Tether (USDT) remained the clear leader in the stablecoin market, accounting for 79.7% of the total trading volume. The stablecoin also saw increased reserves on centralized exchanges, further solidifying its position as the dominant player in the space.
The rise of stablecoin usage for savings and remittances also contributed to the surge in transaction volumes. However, the primary role of stablecoins continued to be within crypto trading and decentralized finance (DeFi).
Bots Drive Stablecoin Transactions on Solana and Base
Interestingly, automated trading bots played a significant role in boosting stablecoin transactions throughout the year. CEX.io estimates that 70% of the total stablecoin transfer volume was driven by bot activity. On certain networks like Solana and Base, this percentage surged to 98%.

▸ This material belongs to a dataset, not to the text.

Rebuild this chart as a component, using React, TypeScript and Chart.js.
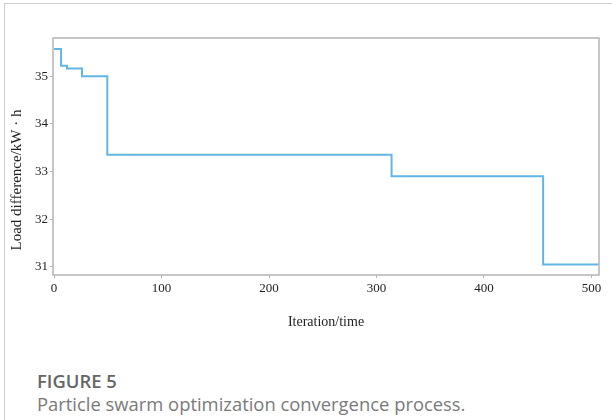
import React, { useEffect, useRef } from "react";
import { Chart, registerables } from "chart.js";

Chart.register(...registerables);

const iterations = [0, 6.5, 12, 26, 49.5, 314, 455, 507];
const loadDiff = [35.57, 35.22, 35.16, 35.0, 33.35, 32.9, 31.05, 31.05];
const xTicks = [0, 100, 200, 300, 400, 500];
const yTicks = [31, 32, 33, 34, 35];
const yTitle = "Load difference/kW · h";
const xTitle = "Iteration/time";

const SERIF = "'Liberation Serif', 'Times New Roman', serif";

const framePlugin = {
  id: "frame",
  afterDraw(chart: any) {
    const { ctx, chartArea } = chart;
    ctx.save();
    ctx.strokeStyle = "#b4b4b4";
    ctx.lineWidth = 1.5;
    ctx.strokeRect(chartArea.left, chartArea.top, chartArea.right - chartArea.left, chartArea.bottom - chartArea.top);
    ctx.fillStyle = "#222";
    ctx.font = `15px ${SERIF}`;
    ctx.textAlign = "center";
    ctx.textBaseline = "middle";
    ctx.translate(17, 180);
    ctx.rotate(-Math.PI / 2);
    ctx.fillText(yTitle, 0, 0);
    ctx.restore();
  },
};

export default function App() {
  const ref = useRef<HTMLCanvasElement>(null);
  useEffect(() => {
    Chart.defaults.font.family = SERIF;
    const chart = new Chart(ref.current!, {
      type: "line",
      data: {
        datasets: [
          {
            data: iterations.map((x, i) => ({ x, y: loadDiff[i] })),
            borderColor: "#62b6e4",
            borderWidth: 2,
            pointRadius: 0,
            stepped: true,
            fill: false,
          },
        ],
      },
      options: {
        animation: false,
        responsive: false,
        maintainAspectRatio: false,
        layout: { padding: { left: 0, right: 13, top: 38, bottom: 0 } },
        plugins: { legend: { display: false }, tooltip: { enabled: false } },
        scales: {
          x: {
            type: "linear",
            min: -1,
            max: 507,
            afterBuildTicks: (s: any) => {
              s.ticks = xTicks.map((v) => ({ value: v }));
            },
            afterFit: (s: any) => {
              s.height = 60;
            },
            grid: { display: true, drawOnChartArea: false, tickLength: 3, color: "#b4b4b4" },
            border: { display: false },
            ticks: {
              color: "#222",
              font: { family: SERIF, size: 13 },
              padding: 3,
              maxRotation: 0,
            },
            title: {
              display: true,
              text: xTitle,
              color: "#222",
              font: { family: SERIF, size: 14 },
              padding: { top: 9 },
            },
          },
          y: {
            type: "linear",
            min: 30.83,
            max: 35.8,
            afterBuildTicks: (s: any) => {
              s.ticks = yTicks.map((v) => ({ value: v }));
            },
            afterFit: (s: any) => {
              s.width = 53;
            },
            grid: { display: true, drawOnChartArea: false, tickLength: 3, color: "#b4b4b4" },
            border: { display: false },
            ticks: {
              color: "#222",
              font: { family: SERIF, size: 13 },
              padding: 2,
            },
            title: { display: false },
          },
        },
      },
      plugins: [framePlugin],
    });
    return () => chart.destroy();
  }, []);

  return (
    <div
      style={{
        position: "fixed",
        left: 0,
        top: 0,
        width: 612,
        height: 420,
        background: "#fff",
        overflow: "hidden",
      }}
    >
      <div
        style={{
          position: "absolute",
          left: 4,
          top: 3,
          width: 620,
          height: 430,
          borderLeft: "1px solid #cfcfcf",
          borderTop: "1px solid #cfcfcf",
        }}
      />
      <canvas ref={ref} width={612} height={335} style={{ position: "absolute", left: 0, top: 0 }} />
      <div
        style={{
          position: "absolute",
          left: 37,
          top: 369,
          fontFamily: "'Open Sans', sans-serif",
          fontWeight: 600,
          fontSize: 18.4,
          color: "#666",
          lineHeight: "24px",
          whiteSpace: "nowrap",
        }}
      >
        FIGURE 5
      </div>
      <div
        style={{
          position: "absolute",
          left: 37,
          top: 392,
          fontFamily: "'Open Sans', sans-serif",
          fontSize: 18.4,
          color: "#7a7a7a",
          lineHeight: "24px",
          whiteSpace: "nowrap",
        }}
      >
        Particle swarm optimization convergence process.
      </div>
    </div>
  );
}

"While bot transactions can include harmful practices like frontrunning and pump-and-dump schemes, they also contribute to market efficiency through arbitrage trading and gas fee coverage by paymasters," Otychenko noted.
Despite concerns over manipulation, bot-driven stablecoin transfers also highlight the maturation of certain blockchain networks, particularly in their role as liquidity providers in DeFi. The deep integration of stablecoins into automated trading suggests that their dominance in digital transactions will likely persist.

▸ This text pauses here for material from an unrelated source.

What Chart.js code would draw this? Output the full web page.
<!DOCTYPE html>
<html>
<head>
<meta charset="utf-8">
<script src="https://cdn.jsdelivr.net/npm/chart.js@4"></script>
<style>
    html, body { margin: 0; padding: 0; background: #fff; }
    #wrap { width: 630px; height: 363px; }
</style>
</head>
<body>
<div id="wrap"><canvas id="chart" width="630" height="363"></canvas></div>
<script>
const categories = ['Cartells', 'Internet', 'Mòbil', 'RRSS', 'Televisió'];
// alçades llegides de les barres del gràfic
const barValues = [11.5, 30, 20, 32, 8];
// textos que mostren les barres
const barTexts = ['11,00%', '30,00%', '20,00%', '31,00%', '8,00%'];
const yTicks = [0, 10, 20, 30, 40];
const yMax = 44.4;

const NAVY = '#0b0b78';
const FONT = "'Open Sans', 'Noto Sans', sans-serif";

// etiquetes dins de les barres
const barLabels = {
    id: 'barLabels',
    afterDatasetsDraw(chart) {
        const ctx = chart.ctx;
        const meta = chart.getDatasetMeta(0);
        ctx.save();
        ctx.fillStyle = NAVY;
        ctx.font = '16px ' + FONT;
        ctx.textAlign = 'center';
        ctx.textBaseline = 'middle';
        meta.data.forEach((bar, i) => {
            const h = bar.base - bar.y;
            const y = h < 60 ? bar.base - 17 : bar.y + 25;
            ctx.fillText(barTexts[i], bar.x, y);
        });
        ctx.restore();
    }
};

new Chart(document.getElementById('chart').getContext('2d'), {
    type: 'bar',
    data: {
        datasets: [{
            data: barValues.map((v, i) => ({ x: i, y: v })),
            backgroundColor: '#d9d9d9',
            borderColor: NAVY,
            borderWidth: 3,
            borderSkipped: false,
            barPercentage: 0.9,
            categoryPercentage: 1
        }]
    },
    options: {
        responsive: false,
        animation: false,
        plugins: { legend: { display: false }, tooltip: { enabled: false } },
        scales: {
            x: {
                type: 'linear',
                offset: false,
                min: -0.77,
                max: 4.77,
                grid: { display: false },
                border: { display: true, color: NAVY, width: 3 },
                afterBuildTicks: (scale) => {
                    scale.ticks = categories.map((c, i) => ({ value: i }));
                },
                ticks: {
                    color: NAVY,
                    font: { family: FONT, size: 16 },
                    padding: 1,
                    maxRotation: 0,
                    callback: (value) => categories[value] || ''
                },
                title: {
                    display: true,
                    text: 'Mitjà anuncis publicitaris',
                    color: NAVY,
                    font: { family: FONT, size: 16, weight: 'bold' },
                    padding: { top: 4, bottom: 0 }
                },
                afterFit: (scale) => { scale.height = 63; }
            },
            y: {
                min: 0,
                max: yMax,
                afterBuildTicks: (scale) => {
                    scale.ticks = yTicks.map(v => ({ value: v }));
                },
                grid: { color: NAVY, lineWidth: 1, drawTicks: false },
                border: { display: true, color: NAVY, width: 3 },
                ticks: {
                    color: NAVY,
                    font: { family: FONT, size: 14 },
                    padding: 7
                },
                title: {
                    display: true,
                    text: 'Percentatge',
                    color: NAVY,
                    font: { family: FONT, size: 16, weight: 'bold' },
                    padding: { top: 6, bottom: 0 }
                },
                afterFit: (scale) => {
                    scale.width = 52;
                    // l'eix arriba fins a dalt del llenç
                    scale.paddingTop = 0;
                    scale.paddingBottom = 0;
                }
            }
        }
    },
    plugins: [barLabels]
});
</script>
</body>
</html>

Ethereum, Tron Maintain Lead as New Networks Gain Ground
Among blockchain networks, Ethereum and Tron maintained their positions as the top networks for stablecoin transactions. The two networks accounted for over 83% of the market by the end of 2024. However, their combined market share declined from 90% at the start of the year.
This shift indicates a broader trend toward emerging networks such as Solana, Arbitrum, Base, and Aptos, which saw their market shares increase significantly over the same period. Tron’s market share notably dropped from 38% to 29%, reflecting the broader changes in stablecoin distribution.
In contrast to Tron, Ethereum’s stablecoin market capitalization surged by 65% to reach a new all-time high by the end of 2024. According to the report, analysts attributed this growth to lower transaction fees following the Dencun upgrade in March and increased optimism in the crypto market following the U.S. elections.